Work to be completed =
Within the listing below, locate all lines containing the word "that". Copy each one.
********
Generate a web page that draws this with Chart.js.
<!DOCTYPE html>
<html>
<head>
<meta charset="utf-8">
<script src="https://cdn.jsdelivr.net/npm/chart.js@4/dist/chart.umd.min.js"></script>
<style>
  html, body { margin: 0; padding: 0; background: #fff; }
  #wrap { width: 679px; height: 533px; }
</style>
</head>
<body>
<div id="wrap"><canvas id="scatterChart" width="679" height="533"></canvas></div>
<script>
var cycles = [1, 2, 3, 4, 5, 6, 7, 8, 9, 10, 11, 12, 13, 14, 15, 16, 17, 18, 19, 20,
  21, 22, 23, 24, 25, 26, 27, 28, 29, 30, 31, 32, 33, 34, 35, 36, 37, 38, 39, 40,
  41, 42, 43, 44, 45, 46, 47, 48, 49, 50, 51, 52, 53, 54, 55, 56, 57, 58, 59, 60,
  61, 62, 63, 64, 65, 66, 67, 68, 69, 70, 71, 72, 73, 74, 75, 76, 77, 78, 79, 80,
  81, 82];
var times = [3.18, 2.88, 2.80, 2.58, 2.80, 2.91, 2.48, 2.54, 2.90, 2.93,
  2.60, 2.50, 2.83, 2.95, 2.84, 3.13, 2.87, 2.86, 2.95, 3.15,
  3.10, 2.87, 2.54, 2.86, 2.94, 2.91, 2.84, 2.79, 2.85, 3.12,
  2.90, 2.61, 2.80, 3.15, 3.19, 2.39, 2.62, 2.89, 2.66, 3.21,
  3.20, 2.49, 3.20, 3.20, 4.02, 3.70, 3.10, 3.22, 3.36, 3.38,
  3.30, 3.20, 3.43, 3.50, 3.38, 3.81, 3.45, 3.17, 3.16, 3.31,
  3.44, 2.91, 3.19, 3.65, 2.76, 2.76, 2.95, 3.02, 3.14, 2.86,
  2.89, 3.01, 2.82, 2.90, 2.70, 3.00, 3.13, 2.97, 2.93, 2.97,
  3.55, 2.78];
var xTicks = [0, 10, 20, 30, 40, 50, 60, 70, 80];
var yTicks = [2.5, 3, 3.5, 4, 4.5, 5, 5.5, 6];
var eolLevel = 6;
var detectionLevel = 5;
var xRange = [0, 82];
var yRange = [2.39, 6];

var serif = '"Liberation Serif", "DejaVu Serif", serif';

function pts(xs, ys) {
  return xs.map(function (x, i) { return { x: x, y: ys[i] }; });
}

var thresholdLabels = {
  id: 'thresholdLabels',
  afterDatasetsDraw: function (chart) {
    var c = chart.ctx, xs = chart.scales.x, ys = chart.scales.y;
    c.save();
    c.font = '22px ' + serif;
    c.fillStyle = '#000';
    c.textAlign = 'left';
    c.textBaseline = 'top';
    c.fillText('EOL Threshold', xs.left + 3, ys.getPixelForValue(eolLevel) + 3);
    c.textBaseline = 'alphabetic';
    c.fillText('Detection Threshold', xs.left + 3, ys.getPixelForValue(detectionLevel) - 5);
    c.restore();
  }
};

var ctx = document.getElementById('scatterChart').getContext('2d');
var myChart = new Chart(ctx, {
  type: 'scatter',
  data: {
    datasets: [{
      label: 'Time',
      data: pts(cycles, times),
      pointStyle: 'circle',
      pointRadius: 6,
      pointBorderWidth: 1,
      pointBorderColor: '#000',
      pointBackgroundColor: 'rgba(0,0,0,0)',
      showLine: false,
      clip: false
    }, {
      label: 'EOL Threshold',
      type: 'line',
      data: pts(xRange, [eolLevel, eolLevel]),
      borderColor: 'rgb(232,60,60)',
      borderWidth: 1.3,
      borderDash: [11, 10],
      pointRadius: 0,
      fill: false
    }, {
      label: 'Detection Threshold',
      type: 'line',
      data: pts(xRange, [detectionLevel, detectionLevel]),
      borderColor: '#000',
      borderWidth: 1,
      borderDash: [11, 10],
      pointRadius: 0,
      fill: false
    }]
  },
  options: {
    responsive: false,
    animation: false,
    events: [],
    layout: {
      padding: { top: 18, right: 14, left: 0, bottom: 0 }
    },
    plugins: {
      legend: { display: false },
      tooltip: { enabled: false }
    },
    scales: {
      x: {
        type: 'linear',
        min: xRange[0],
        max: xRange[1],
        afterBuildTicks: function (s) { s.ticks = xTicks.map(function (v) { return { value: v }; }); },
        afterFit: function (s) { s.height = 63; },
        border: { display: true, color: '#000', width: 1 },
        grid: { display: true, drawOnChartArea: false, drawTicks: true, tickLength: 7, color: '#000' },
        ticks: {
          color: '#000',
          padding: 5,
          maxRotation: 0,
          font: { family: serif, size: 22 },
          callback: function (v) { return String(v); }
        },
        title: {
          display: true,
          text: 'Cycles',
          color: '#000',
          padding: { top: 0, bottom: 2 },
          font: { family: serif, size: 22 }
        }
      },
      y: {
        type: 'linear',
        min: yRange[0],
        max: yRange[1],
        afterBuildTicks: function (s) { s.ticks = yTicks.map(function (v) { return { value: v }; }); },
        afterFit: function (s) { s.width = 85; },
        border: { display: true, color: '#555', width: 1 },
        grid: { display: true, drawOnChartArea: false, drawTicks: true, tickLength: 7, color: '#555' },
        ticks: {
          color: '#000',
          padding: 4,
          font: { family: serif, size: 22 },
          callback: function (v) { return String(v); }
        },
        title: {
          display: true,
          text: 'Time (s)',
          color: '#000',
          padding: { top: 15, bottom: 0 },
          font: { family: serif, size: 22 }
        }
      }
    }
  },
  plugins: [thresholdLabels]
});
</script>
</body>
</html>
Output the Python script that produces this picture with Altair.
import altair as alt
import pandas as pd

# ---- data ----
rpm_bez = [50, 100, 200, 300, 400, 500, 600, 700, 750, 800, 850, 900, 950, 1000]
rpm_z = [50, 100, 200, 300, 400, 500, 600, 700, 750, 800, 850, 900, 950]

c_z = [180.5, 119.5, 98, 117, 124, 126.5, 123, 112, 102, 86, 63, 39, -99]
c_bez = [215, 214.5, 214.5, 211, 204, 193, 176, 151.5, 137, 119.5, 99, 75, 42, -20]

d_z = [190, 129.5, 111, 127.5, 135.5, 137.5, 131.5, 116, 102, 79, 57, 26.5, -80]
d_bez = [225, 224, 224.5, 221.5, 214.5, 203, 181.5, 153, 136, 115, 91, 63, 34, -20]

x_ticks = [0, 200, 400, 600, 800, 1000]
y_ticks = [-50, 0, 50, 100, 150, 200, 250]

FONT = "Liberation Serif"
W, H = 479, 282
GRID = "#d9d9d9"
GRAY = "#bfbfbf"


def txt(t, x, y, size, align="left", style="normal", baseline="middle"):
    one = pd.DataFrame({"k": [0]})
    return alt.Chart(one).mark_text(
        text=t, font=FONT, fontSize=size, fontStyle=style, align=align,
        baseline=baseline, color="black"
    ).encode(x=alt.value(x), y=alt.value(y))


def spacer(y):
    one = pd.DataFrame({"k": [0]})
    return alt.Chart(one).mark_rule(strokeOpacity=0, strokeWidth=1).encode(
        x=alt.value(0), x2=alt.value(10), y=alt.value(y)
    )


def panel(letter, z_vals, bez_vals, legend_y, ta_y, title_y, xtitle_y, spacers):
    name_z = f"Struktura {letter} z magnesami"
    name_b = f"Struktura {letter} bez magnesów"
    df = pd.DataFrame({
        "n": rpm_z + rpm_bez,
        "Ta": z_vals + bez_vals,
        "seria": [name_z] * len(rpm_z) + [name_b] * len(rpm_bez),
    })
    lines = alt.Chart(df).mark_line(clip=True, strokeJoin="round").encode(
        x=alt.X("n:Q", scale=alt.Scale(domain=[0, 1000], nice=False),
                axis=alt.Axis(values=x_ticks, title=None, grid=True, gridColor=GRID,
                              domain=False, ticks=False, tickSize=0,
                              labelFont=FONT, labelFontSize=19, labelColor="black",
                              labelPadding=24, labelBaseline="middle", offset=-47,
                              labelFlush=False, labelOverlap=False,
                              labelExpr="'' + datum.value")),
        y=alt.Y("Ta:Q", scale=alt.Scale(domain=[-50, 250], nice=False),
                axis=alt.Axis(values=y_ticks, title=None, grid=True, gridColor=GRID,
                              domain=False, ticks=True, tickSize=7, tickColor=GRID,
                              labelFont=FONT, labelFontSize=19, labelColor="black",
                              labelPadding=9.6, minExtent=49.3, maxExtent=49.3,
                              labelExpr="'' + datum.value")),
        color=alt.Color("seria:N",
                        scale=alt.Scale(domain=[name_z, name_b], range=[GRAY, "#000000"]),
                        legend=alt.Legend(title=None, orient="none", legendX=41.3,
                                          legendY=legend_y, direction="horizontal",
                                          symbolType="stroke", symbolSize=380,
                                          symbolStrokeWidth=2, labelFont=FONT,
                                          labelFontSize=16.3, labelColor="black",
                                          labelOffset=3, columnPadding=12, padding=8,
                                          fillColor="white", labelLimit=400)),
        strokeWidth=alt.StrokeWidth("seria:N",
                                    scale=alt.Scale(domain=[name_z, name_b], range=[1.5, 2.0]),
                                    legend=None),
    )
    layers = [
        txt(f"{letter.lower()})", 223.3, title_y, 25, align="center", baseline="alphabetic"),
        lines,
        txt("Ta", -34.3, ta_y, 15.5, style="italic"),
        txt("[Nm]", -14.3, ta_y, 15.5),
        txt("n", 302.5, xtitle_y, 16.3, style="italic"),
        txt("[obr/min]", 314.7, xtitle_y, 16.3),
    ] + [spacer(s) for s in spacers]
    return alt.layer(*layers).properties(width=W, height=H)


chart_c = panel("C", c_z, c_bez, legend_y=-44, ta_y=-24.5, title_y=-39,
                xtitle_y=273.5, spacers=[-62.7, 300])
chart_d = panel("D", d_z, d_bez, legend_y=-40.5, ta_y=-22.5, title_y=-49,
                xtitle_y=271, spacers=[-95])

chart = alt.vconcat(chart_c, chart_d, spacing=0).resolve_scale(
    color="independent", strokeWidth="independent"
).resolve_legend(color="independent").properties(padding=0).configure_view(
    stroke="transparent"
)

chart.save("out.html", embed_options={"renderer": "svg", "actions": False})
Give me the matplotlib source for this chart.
********
Task output =
Generate a web page that draws this with Chart.js.
Output the Python script that produces this picture with Altair.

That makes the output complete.